Reproduce each line of the material precisely.

## INFORMATION PROVIDED
-=-=-=-=-
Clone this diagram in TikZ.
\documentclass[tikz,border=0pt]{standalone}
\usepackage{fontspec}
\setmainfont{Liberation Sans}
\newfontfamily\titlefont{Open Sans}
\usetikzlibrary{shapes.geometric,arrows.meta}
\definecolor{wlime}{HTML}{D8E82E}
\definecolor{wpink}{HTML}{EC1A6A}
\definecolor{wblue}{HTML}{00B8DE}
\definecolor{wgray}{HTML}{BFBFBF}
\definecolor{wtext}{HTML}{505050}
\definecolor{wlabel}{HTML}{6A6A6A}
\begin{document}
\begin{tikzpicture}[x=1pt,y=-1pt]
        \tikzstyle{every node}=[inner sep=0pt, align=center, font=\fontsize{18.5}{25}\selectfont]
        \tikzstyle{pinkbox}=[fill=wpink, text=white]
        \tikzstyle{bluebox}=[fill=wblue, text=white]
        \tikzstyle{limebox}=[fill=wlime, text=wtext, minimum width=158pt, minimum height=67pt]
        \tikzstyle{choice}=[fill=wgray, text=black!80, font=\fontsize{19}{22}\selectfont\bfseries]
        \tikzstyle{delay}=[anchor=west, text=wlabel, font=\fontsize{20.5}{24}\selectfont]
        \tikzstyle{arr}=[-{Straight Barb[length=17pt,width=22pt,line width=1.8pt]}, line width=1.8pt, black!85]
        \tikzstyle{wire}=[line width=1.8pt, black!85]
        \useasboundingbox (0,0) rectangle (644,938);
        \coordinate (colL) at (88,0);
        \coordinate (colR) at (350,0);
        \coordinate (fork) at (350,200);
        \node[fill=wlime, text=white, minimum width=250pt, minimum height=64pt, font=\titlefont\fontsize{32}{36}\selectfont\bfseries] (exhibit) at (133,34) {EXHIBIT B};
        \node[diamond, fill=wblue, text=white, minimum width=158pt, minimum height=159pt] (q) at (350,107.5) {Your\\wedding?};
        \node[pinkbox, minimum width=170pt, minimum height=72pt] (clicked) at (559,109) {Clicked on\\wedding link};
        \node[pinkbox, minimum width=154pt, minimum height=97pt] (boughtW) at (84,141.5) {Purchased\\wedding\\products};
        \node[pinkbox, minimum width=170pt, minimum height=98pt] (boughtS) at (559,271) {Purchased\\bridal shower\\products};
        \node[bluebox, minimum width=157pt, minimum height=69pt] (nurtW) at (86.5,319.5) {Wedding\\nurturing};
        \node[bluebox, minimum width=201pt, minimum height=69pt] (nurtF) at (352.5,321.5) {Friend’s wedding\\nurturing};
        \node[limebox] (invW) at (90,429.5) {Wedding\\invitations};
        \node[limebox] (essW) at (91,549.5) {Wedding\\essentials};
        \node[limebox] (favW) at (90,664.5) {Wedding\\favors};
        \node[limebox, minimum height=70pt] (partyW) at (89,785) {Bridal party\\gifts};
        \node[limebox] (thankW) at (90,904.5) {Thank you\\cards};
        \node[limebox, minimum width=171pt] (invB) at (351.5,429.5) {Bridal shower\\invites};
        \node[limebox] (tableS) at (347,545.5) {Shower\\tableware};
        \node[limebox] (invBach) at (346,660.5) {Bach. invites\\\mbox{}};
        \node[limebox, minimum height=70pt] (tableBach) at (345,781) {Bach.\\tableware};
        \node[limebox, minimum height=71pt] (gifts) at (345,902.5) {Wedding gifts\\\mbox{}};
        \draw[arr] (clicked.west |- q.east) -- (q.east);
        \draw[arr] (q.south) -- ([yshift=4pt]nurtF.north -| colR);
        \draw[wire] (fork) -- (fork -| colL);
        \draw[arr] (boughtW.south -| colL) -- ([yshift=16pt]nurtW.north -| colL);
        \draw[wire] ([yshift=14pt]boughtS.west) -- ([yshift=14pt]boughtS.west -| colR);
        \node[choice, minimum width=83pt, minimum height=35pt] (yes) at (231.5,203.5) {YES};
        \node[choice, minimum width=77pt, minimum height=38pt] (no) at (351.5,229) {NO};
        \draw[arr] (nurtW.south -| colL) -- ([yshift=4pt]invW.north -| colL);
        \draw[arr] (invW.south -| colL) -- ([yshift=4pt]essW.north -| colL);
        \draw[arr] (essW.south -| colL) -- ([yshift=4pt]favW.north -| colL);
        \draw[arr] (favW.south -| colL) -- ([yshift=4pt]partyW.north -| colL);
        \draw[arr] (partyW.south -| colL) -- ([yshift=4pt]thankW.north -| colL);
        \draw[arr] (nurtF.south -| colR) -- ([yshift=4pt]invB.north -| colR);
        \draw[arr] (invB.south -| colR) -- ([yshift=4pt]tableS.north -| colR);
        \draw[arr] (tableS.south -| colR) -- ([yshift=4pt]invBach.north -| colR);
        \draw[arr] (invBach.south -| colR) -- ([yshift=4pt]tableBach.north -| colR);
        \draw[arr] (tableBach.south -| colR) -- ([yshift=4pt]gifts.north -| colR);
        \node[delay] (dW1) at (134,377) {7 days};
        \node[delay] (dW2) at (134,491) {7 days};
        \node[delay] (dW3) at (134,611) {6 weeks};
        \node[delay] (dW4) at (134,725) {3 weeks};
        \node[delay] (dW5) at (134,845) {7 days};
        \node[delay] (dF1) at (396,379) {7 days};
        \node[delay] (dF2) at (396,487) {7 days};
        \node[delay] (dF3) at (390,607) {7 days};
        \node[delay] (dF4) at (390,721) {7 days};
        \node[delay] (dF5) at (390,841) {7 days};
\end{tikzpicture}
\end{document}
-=-=-=-=-
## RESPONSE BELOW
Clone this diagram in TikZ.
\documentclass[tikz,border=0pt]{standalone}
\usepackage{fontspec}
\setmainfont{Liberation Sans}
\newfontfamily\titlefont{Open Sans}
\usetikzlibrary{shapes.geometric,arrows.meta}
\definecolor{wlime}{HTML}{D8E82E}
\definecolor{wpink}{HTML}{EC1A6A}
\definecolor{wblue}{HTML}{00B8DE}
\definecolor{wgray}{HTML}{BFBFBF}
\definecolor{wtext}{HTML}{505050}
\definecolor{wlabel}{HTML}{6A6A6A}
\begin{document}
\begin{tikzpicture}[x=1pt,y=-1pt]
        \tikzstyle{every node}=[inner sep=0pt, align=center, font=\fontsize{18.5}{25}\selectfont]
        \tikzstyle{pinkbox}=[fill=wpink, text=white]
        \tikzstyle{bluebox}=[fill=wblue, text=white]
        \tikzstyle{limebox}=[fill=wlime, text=wtext, minimum width=158pt, minimum height=67pt]
        \tikzstyle{choice}=[fill=wgray, text=black!80, font=\fontsize{19}{22}\selectfont\bfseries]
        \tikzstyle{delay}=[anchor=west, text=wlabel, font=\fontsize{20.5}{24}\selectfont]
        \tikzstyle{arr}=[-{Straight Barb[length=17pt,width=22pt,line width=1.8pt]}, line width=1.8pt, black!85]
        \tikzstyle{wire}=[line width=1.8pt, black!85]
        \useasboundingbox (0,0) rectangle (644,938);
        \coordinate (colL) at (88,0);
        \coordinate (colR) at (350,0);
        \coordinate (fork) at (350,200);
        \node[fill=wlime, text=white, minimum width=250pt, minimum height=64pt, font=\titlefont\fontsize{32}{36}\selectfont\bfseries] (exhibit) at (133,34) {EXHIBIT B};
        \node[diamond, fill=wblue, text=white, minimum width=158pt, minimum height=159pt] (q) at (350,107.5) {Your\\wedding?};
        \node[pinkbox, minimum width=170pt, minimum height=72pt] (clicked) at (559,109) {Clicked on\\wedding link};
        \node[pinkbox, minimum width=154pt, minimum height=97pt] (boughtW) at (84,141.5) {Purchased\\wedding\\products};
        \node[pinkbox, minimum width=170pt, minimum height=98pt] (boughtS) at (559,271) {Purchased\\bridal shower\\products};
        \node[bluebox, minimum width=157pt, minimum height=69pt] (nurtW) at (86.5,319.5) {Wedding\\nurturing};
        \node[bluebox, minimum width=201pt, minimum height=69pt] (nurtF) at (352.5,321.5) {Friend’s wedding\\nurturing};
        \node[limebox] (invW) at (90,429.5) {Wedding\\invitations};
        \node[limebox] (essW) at (91,549.5) {Wedding\\essentials};
        \node[limebox] (favW) at (90,664.5) {Wedding\\favors};
        \node[limebox, minimum height=70pt] (partyW) at (89,785) {Bridal party\\gifts};
        \node[limebox] (thankW) at (90,904.5) {Thank you\\cards};
        \node[limebox, minimum width=171pt] (invB) at (351.5,429.5) {Bridal shower\\invites};
        \node[limebox] (tableS) at (347,545.5) {Shower\\tableware};
        \node[limebox] (invBach) at (346,660.5) {Bach. invites\\\mbox{}};
        \node[limebox, minimum height=70pt] (tableBach) at (345,781) {Bach.\\tableware};
        \node[limebox, minimum height=71pt] (gifts) at (345,902.5) {Wedding gifts\\\mbox{}};
        \draw[arr] (clicked.west |- q.east) -- (q.east);
        \draw[arr] (q.south) -- ([yshift=4pt]nurtF.north -| colR);
        \draw[wire] (fork) -- (fork -| colL);
        \draw[arr] (boughtW.south -| colL) -- ([yshift=16pt]nurtW.north -| colL);
        \draw[wire] ([yshift=14pt]boughtS.west) -- ([yshift=14pt]boughtS.west -| colR);
        \node[choice, minimum width=83pt, minimum height=35pt] (yes) at (231.5,203.5) {YES};
        \node[choice, minimum width=77pt, minimum height=38pt] (no) at (351.5,229) {NO};
        \draw[arr] (nurtW.south -| colL) -- ([yshift=4pt]invW.north -| colL);
        \draw[arr] (invW.south -| colL) -- ([yshift=4pt]essW.north -| colL);
        \draw[arr] (essW.south -| colL) -- ([yshift=4pt]favW.north -| colL);
        \draw[arr] (favW.south -| colL) -- ([yshift=4pt]partyW.north -| colL);
        \draw[arr] (partyW.south -| colL) -- ([yshift=4pt]thankW.north -| colL);
        \draw[arr] (nurtF.south -| colR) -- ([yshift=4pt]invB.north -| colR);
        \draw[arr] (invB.south -| colR) -- ([yshift=4pt]tableS.north -| colR);
        \draw[arr] (tableS.south -| colR) -- ([yshift=4pt]invBach.north -| colR);
        \draw[arr] (invBach.south -| colR) -- ([yshift=4pt]tableBach.north -| colR);
        \draw[arr] (tableBach.south -| colR) -- ([yshift=4pt]gifts.north -| colR);
        \node[delay] (dW1) at (134,377) {7 days};
        \node[delay] (dW2) at (134,491) {7 days};
        \node[delay] (dW3) at (134,611) {6 weeks};
        \node[delay] (dW4) at (134,725) {3 weeks};
        \node[delay] (dW5) at (134,845) {7 days};
        \node[delay] (dF1) at (396,379) {7 days};
        \node[delay] (dF2) at (396,487) {7 days};
        \node[delay] (dF3) at (390,607) {7 days};
        \node[delay] (dF4) at (390,721) {7 days};
        \node[delay] (dF5) at (390,841) {7 days};
\end{tikzpicture}
\end{document}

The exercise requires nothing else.